_WHAT TO DO_
Copy out exactly the lines from the one holding "Rebuild this chart" through the one holding "-765, -465, -50];", ends included; omit images.

_DATA_

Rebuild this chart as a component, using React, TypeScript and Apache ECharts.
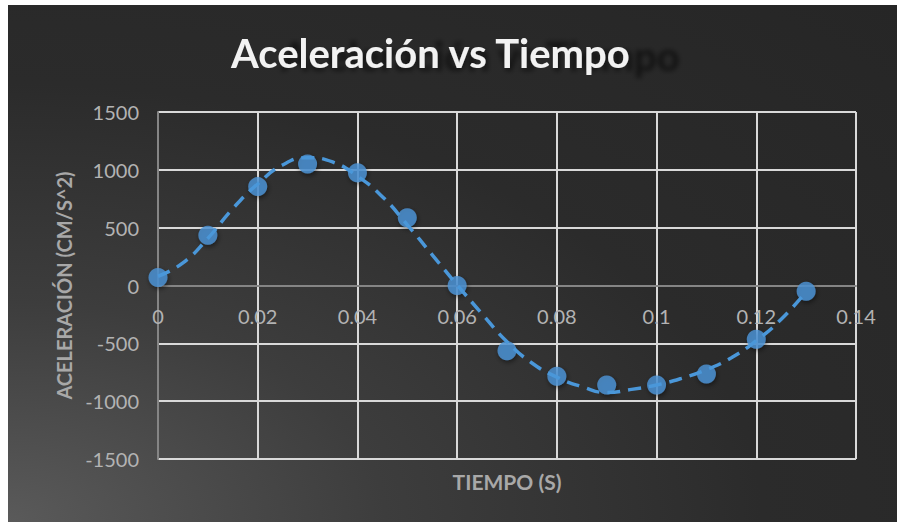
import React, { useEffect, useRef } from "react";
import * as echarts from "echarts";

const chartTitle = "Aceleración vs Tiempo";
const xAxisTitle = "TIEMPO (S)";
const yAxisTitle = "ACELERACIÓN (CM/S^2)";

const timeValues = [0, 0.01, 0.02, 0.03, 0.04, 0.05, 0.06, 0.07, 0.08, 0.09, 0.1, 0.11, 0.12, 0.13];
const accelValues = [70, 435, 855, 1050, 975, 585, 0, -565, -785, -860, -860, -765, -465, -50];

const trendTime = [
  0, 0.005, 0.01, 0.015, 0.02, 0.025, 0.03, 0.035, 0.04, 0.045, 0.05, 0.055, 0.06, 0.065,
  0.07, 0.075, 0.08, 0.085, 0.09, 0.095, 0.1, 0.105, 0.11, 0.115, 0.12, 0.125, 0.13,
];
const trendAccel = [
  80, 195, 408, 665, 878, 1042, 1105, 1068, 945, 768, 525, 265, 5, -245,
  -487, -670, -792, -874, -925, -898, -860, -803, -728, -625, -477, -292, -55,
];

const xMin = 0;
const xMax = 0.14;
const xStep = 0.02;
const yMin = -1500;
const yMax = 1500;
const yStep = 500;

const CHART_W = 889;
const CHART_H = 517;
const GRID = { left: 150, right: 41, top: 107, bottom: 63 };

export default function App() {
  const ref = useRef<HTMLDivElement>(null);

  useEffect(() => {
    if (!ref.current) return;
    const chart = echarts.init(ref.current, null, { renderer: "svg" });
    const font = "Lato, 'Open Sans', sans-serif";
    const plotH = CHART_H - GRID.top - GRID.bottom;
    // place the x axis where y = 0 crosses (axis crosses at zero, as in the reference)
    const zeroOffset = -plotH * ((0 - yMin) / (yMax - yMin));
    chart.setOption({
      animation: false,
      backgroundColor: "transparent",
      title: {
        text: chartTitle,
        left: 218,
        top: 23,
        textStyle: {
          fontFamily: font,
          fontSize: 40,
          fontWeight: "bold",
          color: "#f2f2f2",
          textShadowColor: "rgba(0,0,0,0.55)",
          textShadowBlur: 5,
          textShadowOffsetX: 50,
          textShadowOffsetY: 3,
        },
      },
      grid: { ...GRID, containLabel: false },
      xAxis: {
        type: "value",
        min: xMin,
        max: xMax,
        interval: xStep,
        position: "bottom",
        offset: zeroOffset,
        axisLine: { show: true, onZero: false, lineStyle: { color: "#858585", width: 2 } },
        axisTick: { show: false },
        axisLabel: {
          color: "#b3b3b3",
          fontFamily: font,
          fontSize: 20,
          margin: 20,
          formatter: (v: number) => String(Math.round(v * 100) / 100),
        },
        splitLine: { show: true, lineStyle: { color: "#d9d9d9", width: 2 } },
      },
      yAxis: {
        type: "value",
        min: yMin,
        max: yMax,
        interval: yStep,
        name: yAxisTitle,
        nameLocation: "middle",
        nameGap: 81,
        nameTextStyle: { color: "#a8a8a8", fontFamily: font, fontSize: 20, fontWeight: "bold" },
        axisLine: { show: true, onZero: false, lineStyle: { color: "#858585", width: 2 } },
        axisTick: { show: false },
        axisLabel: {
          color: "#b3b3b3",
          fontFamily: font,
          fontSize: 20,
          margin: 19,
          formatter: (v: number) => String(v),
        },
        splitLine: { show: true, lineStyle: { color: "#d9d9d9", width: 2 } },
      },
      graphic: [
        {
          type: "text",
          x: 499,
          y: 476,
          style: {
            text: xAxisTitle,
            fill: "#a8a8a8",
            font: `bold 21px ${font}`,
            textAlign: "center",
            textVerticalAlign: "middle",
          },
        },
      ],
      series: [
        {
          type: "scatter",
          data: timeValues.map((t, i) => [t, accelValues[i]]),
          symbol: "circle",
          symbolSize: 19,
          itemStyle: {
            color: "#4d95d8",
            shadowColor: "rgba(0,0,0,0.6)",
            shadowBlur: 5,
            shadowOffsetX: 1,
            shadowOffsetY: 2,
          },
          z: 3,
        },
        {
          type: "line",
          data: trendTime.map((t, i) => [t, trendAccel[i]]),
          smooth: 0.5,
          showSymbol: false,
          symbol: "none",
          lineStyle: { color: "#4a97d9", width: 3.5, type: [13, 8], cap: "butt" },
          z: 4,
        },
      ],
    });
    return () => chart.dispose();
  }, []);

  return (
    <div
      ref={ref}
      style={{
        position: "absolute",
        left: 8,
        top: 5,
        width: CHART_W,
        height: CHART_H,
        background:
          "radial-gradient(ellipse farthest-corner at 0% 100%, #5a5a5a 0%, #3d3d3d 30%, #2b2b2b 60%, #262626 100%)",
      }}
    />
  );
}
...
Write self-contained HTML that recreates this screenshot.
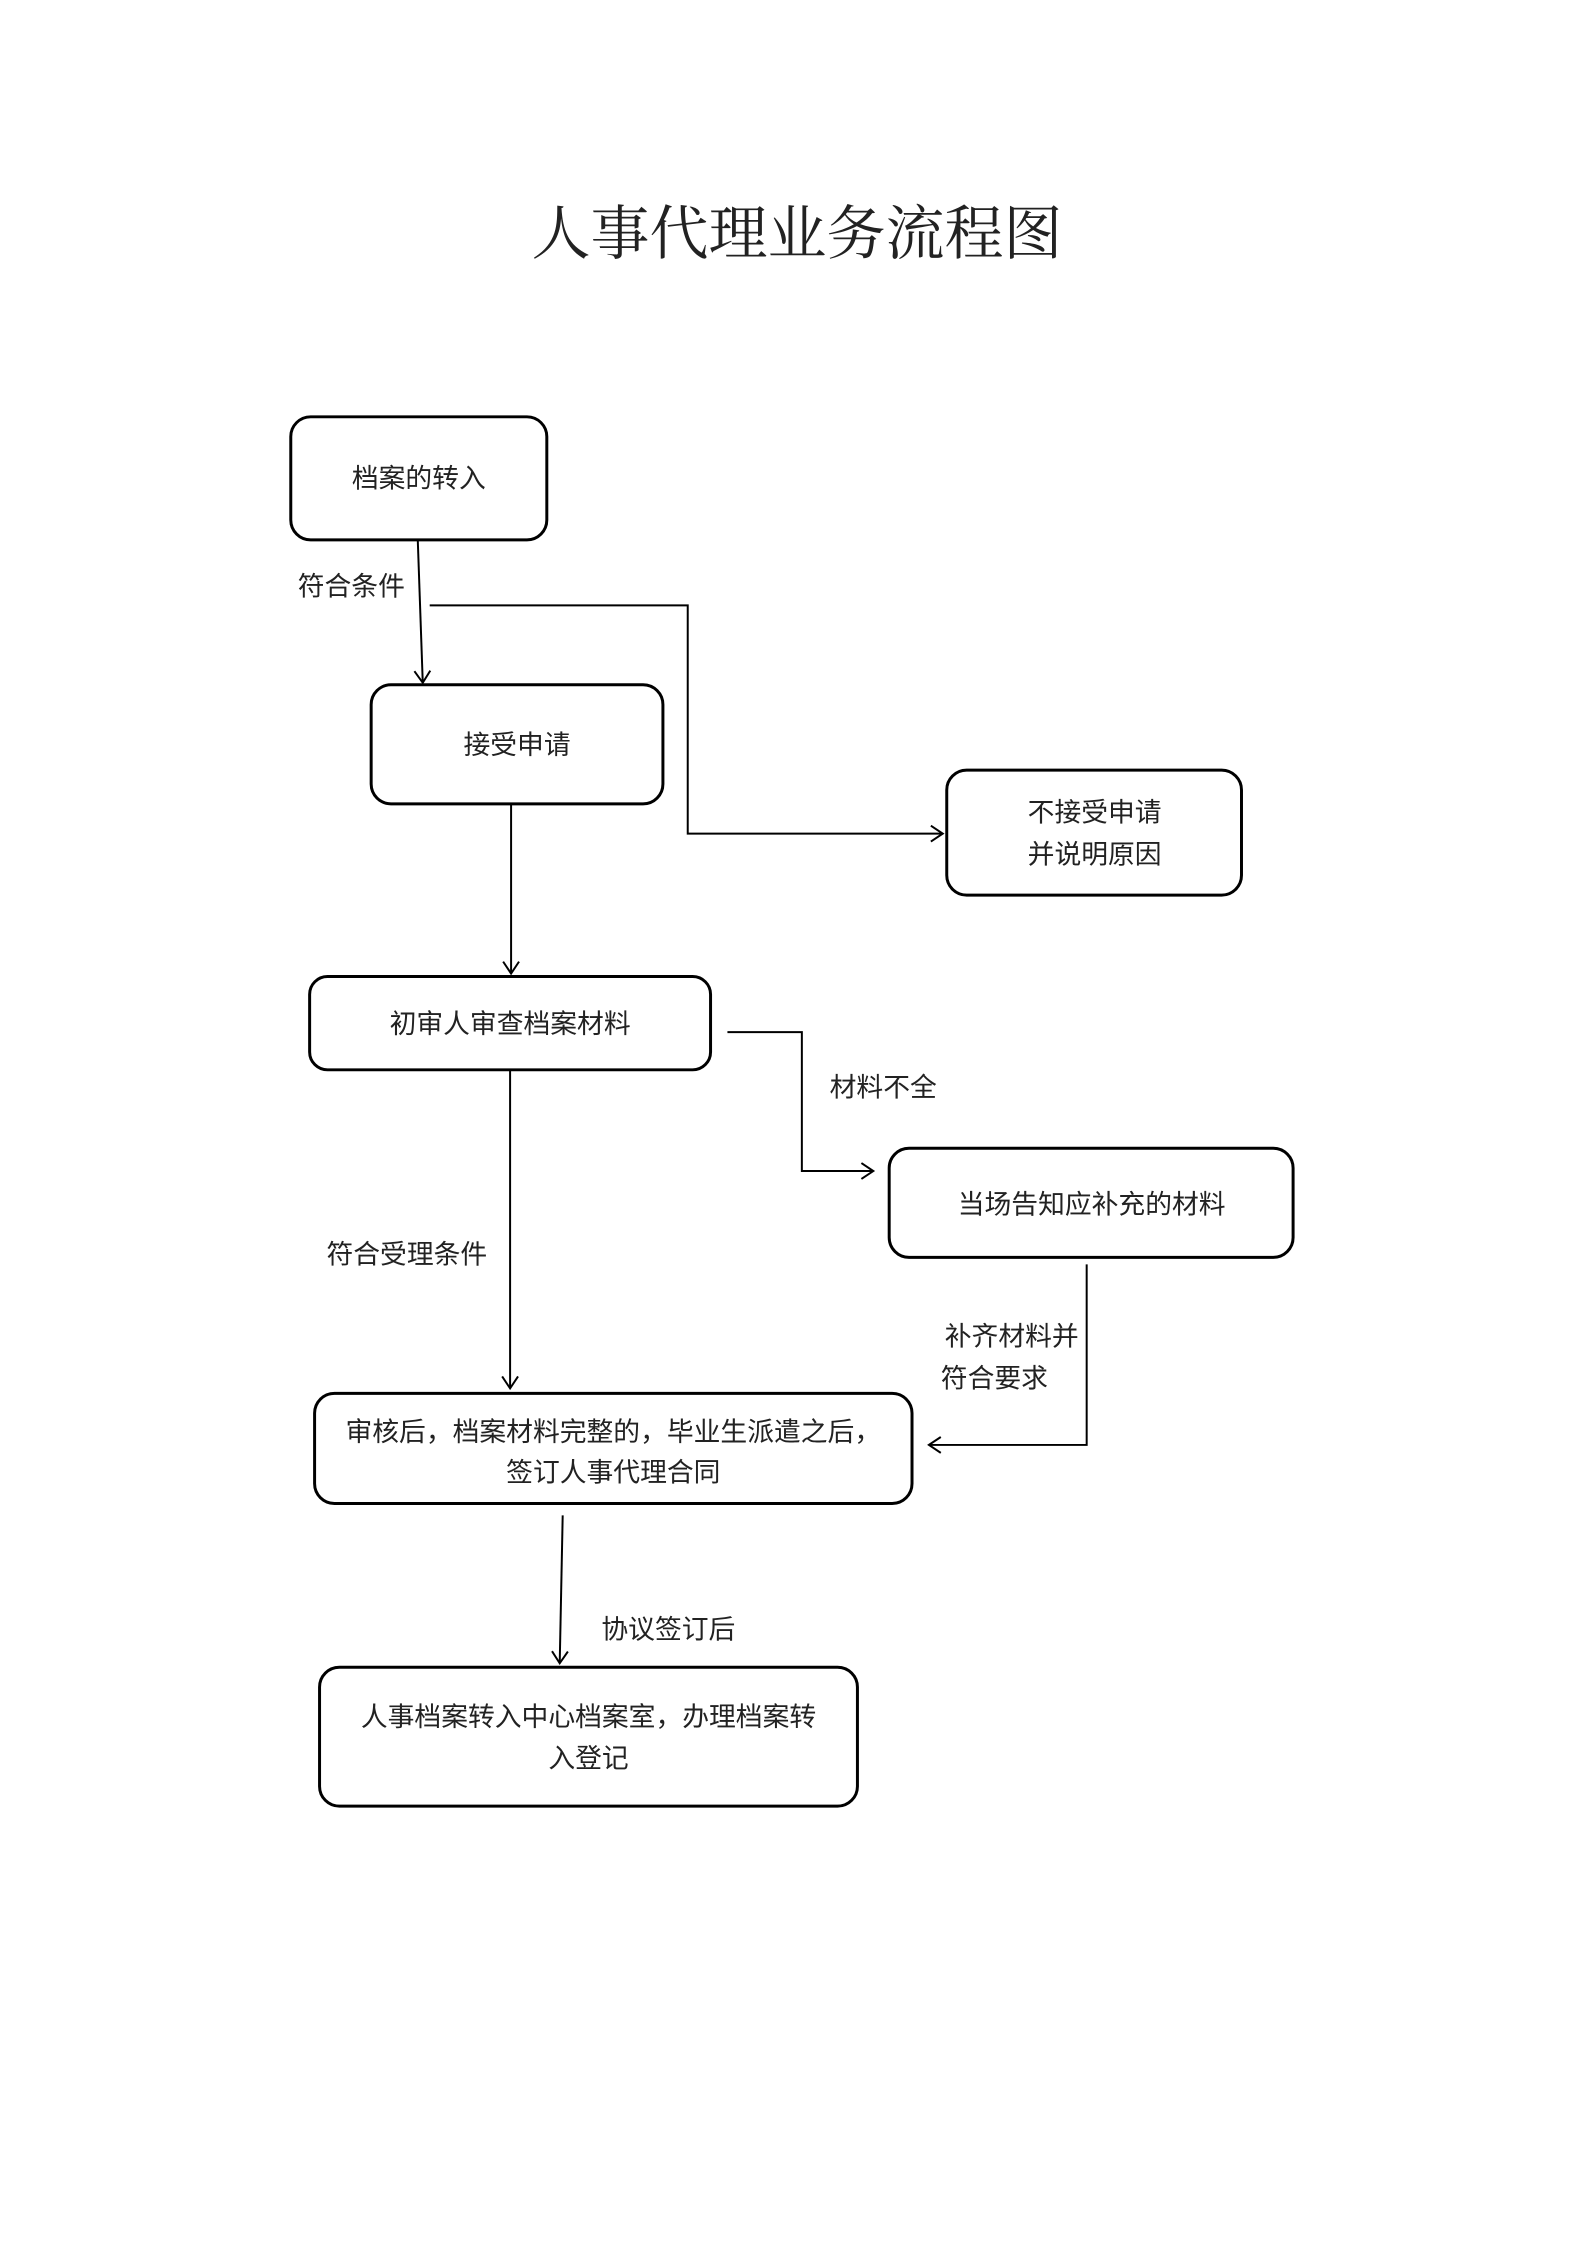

_EXERCISE RESULT_
Rebuild this chart as a component, using React, TypeScript and Apache ECharts.
import React, { useEffect, useRef } from "react";
import * as echarts from "echarts";

const chartTitle = "Aceleración vs Tiempo";
const xAxisTitle = "TIEMPO (S)";
const yAxisTitle = "ACELERACIÓN (CM/S^2)";

const timeValues = [0, 0.01, 0.02, 0.03, 0.04, 0.05, 0.06, 0.07, 0.08, 0.09, 0.1, 0.11, 0.12, 0.13];
const accelValues = [70, 435, 855, 1050, 975, 585, 0, -565, -785, -860, -860, -765, -465, -50];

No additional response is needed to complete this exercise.